地中海の楽園、マヨルカ島。青い空、青い海、ヨットが浮かび、、、。ですが、ヨットは置いておいて、ワインを求めて島の南西部にあるフェラニッチ村の近く、ソン・ブルゲラへ向かったのは3年前。私の中ではマヨルカといえばAN。Calletカジェットという品種で造るワイン、ANのボデガ、AN NEGRA VIT.S.L.を訪ねました。ANはÀnima Negra アニマ・ネグラ、直訳すると黒い霊魂。夕暮れ近くなっていましたが、まず畑に案内されました。ANにとってはぶどうが全てだからです。ぶどう畑の中には木が立っているし、草も生えています。それはマヨルカ生まれのぶどうはマヨルカの自然のなかでこそ良い状態で生育するという考え方からです。
「そのうち醸造家は収穫期でも遊んでいられるようにしたい」と笑いながら言うのは、そのANをつくっている醸造家Miquelàngel Cerdà i Capó ミケランジェル・セルダ・イ・カポさん。4月21に日に青山のアカデミー・デュ・ヴァンでテイスティング・セミナーを行いました。
ANは初めてCalletカジェットというマヨルカ島の品種をフィーチャーしたワインです。見捨てられていた土着品種の古い畑に注目して、ワイン造りに着手し、「最初は友達たちの間で飲むワインとして、カジェット種だけで2樽造りました」とのこと。その後、試行錯誤を重ね、生産量を増やし、設備を整え、1997年に製品化するに至りました。
最初はANだけでしたが、現在はセカンドといえるAN2、白のQuibiaキビアも造っています。

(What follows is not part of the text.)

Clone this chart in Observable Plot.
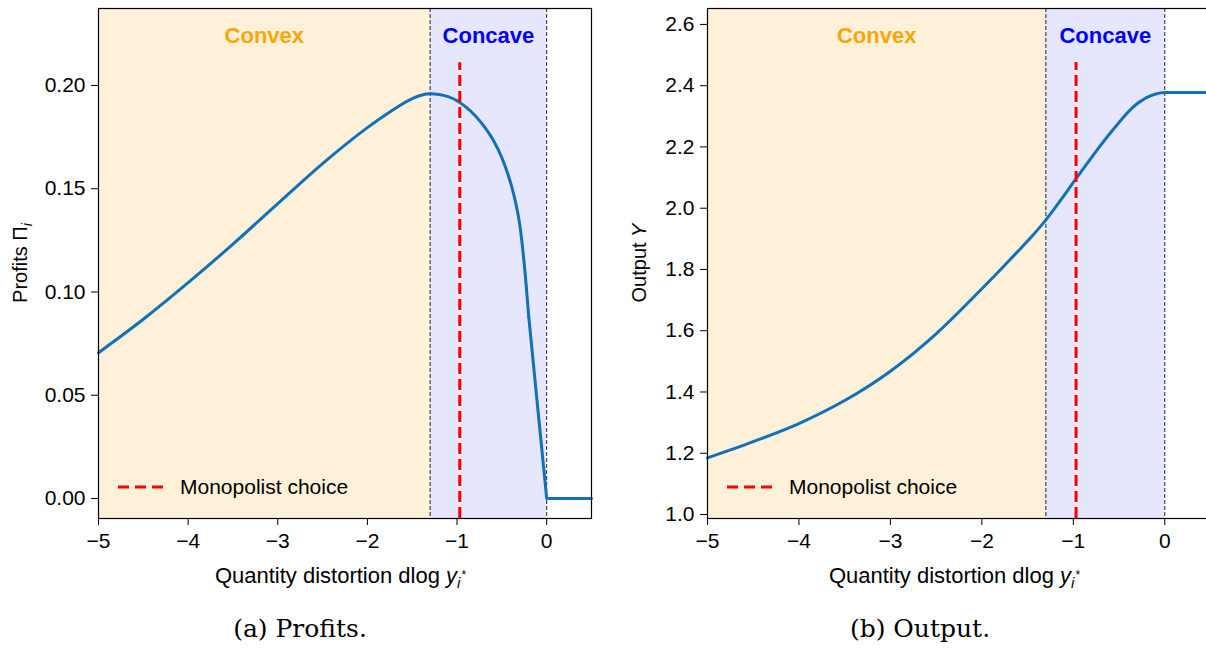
<!DOCTYPE html>
<html><head><meta charset="utf-8">
<script src="https://cdn.jsdelivr.net/npm/d3@7"></script>
<script src="https://cdn.jsdelivr.net/npm/@observablehq/plot@0.6"></script>
<style>
html,body{margin:0;padding:0;background:#fff;overflow:hidden}
#fig{position:relative;width:1206px;height:652px;overflow:hidden;background:#fff}
.panel{position:absolute;top:0}
.cap{position:absolute;font-family:"DejaVu Serif",serif;font-size:25px;line-height:1;transform:translateX(-50%);white-space:nowrap;top:616px;color:#000}
</style></head><body><div id="fig"></div>
<script>
// ---------- data ----------
const distortion = [-5, -4.5, -4, -3.5, -3, -2.5, -2, -1.75, -1.5, -1.4, -1.3, -1.2, -1.1, -1.0, -0.9, -0.8, -0.7, -0.6, -0.5, -0.4, -0.35, -0.3, -0.25, -0.2, -0.1, 0, 0.5];
const profits    = [0.0706, 0.0868, 0.1045, 0.1232, 0.1428, 0.1622, 0.1796, 0.1872, 0.1937, 0.1953, 0.1960, 0.1957, 0.1946, 0.1926, 0.1895, 0.1855, 0.1803, 0.1738, 0.1650, 0.1525, 0.1440, 0.1325, 0.1135, 0.0880, 0.0440, 0, 0];
const output     = [1.185, 1.238, 1.297, 1.372, 1.468, 1.590, 1.737, 1.814, 1.893, 1.926, 1.962, 2.001, 2.042, 2.084, 2.125, 2.166, 2.206, 2.244, 2.280, 2.314, 2.329, 2.342, 2.352, 2.361, 2.373, 2.378, 2.378];
const regionNames = ["Convex", "Concave"];
const regionStart = [-5, -1.3];
const regionEnd   = [-1.3, 0];
const boundaries  = [-1.3, 0];
const monopolistChoice = -0.97;
const xTicks = [-5, -4, -3, -2, -1, 0];
const profitTicks = [0, 0.05, 0.10, 0.15, 0.20];
const outputTicks = [1.0, 1.2, 1.4, 1.6, 1.8, 2.0, 2.2, 2.4, 2.6];
const captions = ["(a) Profits.", "(b) Output."];

// ---------- styles ----------
const BLUE = "#1071b9";
const regionFill = {Convex: "#fff1d9", Concave: "#e6e6fc"};
const regionText = {Convex: "#ffa500", Concave: "#0000ff"};
const FONT = "'Liberation Sans', Arial, sans-serif";

const regions = regionNames.map((name, i) => ({name, start: regionStart[i], end: regionEnd[i]}));
const kinkIndex = distortion.indexOf(-0.2);

function panel({values, yDomain, yTicks, yFormat, monoTop, width, marginLeft, marginRight, smoothAll, yLabel, yLabelOffset, left}) {
  const pts = distortion.map((x, i) => ({x, y: values[i]}));
  const lineMarks = smoothAll
    ? [Plot.line(pts, {x: "x", y: "y", curve: "monotone-x", stroke: BLUE, strokeWidth: 3})]
    : [Plot.line(pts.slice(0, kinkIndex + 1), {x: "x", y: "y", curve: "monotone-x", stroke: BLUE, strokeWidth: 3}),
       Plot.line(pts.slice(kinkIndex), {x: "x", y: "y", curve: "linear", stroke: BLUE, strokeWidth: 3})];
  const top = 8, bottom = 518, H = 600;
  const svg = Plot.plot({
    width, height: H, marginLeft, marginRight, marginTop: top, marginBottom: H - bottom,
    style: {fontFamily: FONT, fontSize: "21px", color: "black", background: "transparent", overflow: "visible"},
    x: {domain: [-5, 0.5], ticks: xTicks, tickFormat: d3.format("d"), tickSize: 7, tickPadding: 8, label: null},
    y: {domain: yDomain, ticks: yTicks, tickFormat: d3.format(yFormat), tickSize: 7, tickPadding: 6, label: null},
    marks: [
      Plot.rect(regions, {x1: "start", x2: "end", y1: yDomain[0], y2: yDomain[1], fill: d => regionFill[d.name]}),
      Plot.ruleX(boundaries, {stroke: "#222", strokeWidth: 1, strokeDasharray: "4,2"}),
      ...lineMarks,
      Plot.ruleX([monopolistChoice], {y1: yDomain[0], y2: monoTop, stroke: "red", strokeWidth: 3, strokeDasharray: "11,5"}),
      Plot.text(regions, {x: d => (d.start + d.end) / 2, text: "name", frameAnchor: "top", dy: 27, lineAnchor: "middle",
        fill: d => regionText[d.name], fontWeight: "bold", fontSize: 22}),
      Plot.frame({stroke: "black", strokeWidth: 1.2})
    ]
  });
  const s = d3.select(svg);
  // y label
  const yl = s.append("text")
    .attr("transform", `translate(${marginLeft - yLabelOffset},${(top + bottom) / 2}) rotate(-90)`)
    .attr("text-anchor", "middle").attr("fill", "black").attr("font-size", 20).attr("font-family", FONT);
  yLabel(yl);
  // x label
  const xl = s.append("text")
    .attr("x", marginLeft + (width - marginLeft - marginRight) / 2 - 4).attr("y", 583)
    .attr("text-anchor", "middle").attr("fill", "black").attr("font-size", 22).attr("font-family", FONT);
  xl.append("tspan").text("Quantity distortion dlog ");
  xl.append("tspan").attr("font-style", "italic").text("y");
  xl.append("tspan").attr("font-style", "italic").attr("font-size", 15).attr("dy", 5).text("i");
  xl.append("tspan").attr("font-size", 12).attr("dy", -9).attr("dx", 1).text("*");
  // legend
  const lg = s.append("g").attr("transform", `translate(${marginLeft},${487})`);
  lg.append("line").attr("x1", 20).attr("x2", 65).attr("y1", 0).attr("y2", 0)
    .attr("stroke", "red").attr("stroke-width", 3).attr("stroke-dasharray", "11,6");
  lg.append("text").attr("x", 82).attr("y", 0).attr("dy", "0.35em").attr("fill", "black")
    .attr("text-anchor", "start")
    .attr("font-size", 21).attr("font-family", FONT).text("Monopolist choice");
  svg.classList.add("panel");
  svg.style.left = left + "px";
  return svg;
}

const fig = document.getElementById("fig");
fig.appendChild(panel({
  values: profits, yDomain: [-0.0097, 0.2373], yTicks: profitTicks, yFormat: ".2f", monoTop: 0.211,
  width: 600, marginLeft: 98, marginRight: 9, smoothAll: false, left: 0, yLabelOffset: 71,
  yLabel: t => { t.append("tspan").text("Profits Π"); t.append("tspan").attr("font-style", "italic").attr("font-size", 14).attr("dy", 5).text("i"); }
}));
fig.appendChild(panel({
  values: output, yDomain: [0.987, 2.652], yTicks: outputTicks, yFormat: ".1f", monoTop: 2.476,
  width: 612, marginLeft: 107, marginRight: 2, smoothAll: true, left: 600, yLabelOffset: 61,
  yLabel: t => { t.append("tspan").text("Output "); t.append("tspan").attr("font-style", "italic").text("Y"); }
}));
const capX = [300, 920];
captions.forEach((c, i) => {
  const d = document.createElement("div");
  d.className = "cap"; d.textContent = c; d.style.left = capX[i] + "px";
  fig.appendChild(d);
});
</script>
</body></html>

今、ANはカジェットほぼ100%で、アルコール度を補うMantonegroマントネグロと色を補うFogoneuフォゴネウを少しブレンドしたものです。いずれもマヨルカの土着品種です。AN2はカジェットの割合を下げ、マントネグロ、フォゴネウの他にシラーも加えてあります。白のキビアは2007年まではPrensal Blancプレンサル・ブランとMoscatelモスカテルで造っていましたが、2008年からはモスカテルではなく、カジェットを使っています。ブラン・ドゥ・ノワールです。
常に自然体で、マヨルカの持つ力を生かして、エレガントなワイン造りを目指す姿勢が素晴らしいANです。